The flirtations with Gurmukh led me to Sacred Movement in Venice which led to Shiva Rheam, Tiffany Cruikshank, Seane Corne, Max Strøm, and the aforementioned Erich Schiffman who all taught me how to drive a stick and soar through the cracks in the universe and back into the body. All that West Los Angeles county yoga served up on a sea of sweaty community Prana opened up the possibility of safe passage as a stow-away onto a crowded ship that could, potentially, maybe be headed all the way to God. I took regular community church Sunday field trips to Carol Anderson's sermons in Beverly Hills just in case. With yoga at my foundation, and ecumenical time card stamped, I was sufficiently pre-ordained to be so full of other people's dogma that the trip was sure to get me to at least one good off ramp exit.
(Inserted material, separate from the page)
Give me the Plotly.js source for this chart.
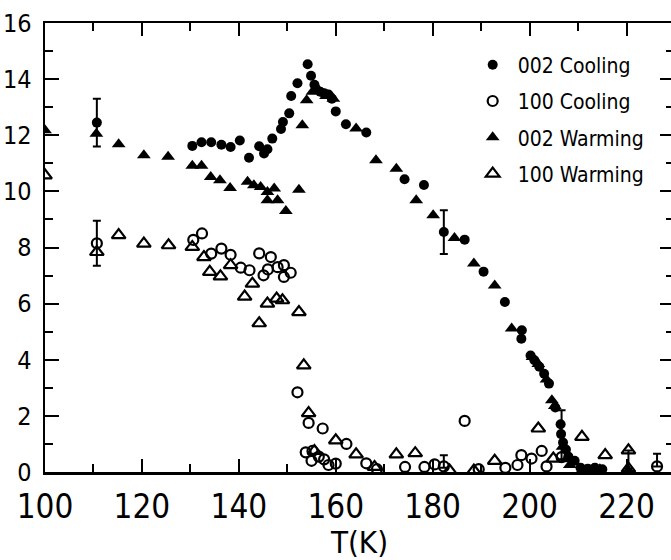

Still, it was really all about me. I was single then, so there was always the spec of stardust future possibility of getting lucky, a spiritual force multiplier.
Ah, but visiting with Gurmukh. The golden goddess herself. If only I had taken a closer look inside the request to make infinite arm circles. If I'd only gone beyond those tired arms and my own offkey singsong feelings of ridiculousness, and tried harder. I might have found salvation by now. With her jewels and white silken turban, the beads and the translucent skin, Gurmukh exuded light on every vibrational level. She embodied the femininity that comes before/with/through the force. She emitted enough light to power or destroy the greater Los Angeles area. All that was required to tap into eternal enlightenment was slightly more courage than it took to slide into a Chateau Marmont barstool. But, the Chateau gave out free MDMA and at the Golden Bridge you needed really strong arms.
I never found love at Golden Bridge. I never tapped into power. I Gurmukh and her brand of Kundalini yoga was transcending all the selfs simultaneously to make a connection way, way up there, higher than we know how to be on our own. The teacher can lift you up and hold you there for a minute or two, but you need your own wings to fly. The bell tolls for all of us, it's in our face with this virus. Some things are not a choice. In this moment we might cast our devotions upon this emergent occasion and instead of fighting the others or going it alone ~ we might all get something out of getting into the business and beauty of transparency, of seeing all the way through a self to something mightier ~ to One. Woo-woo- whoosh!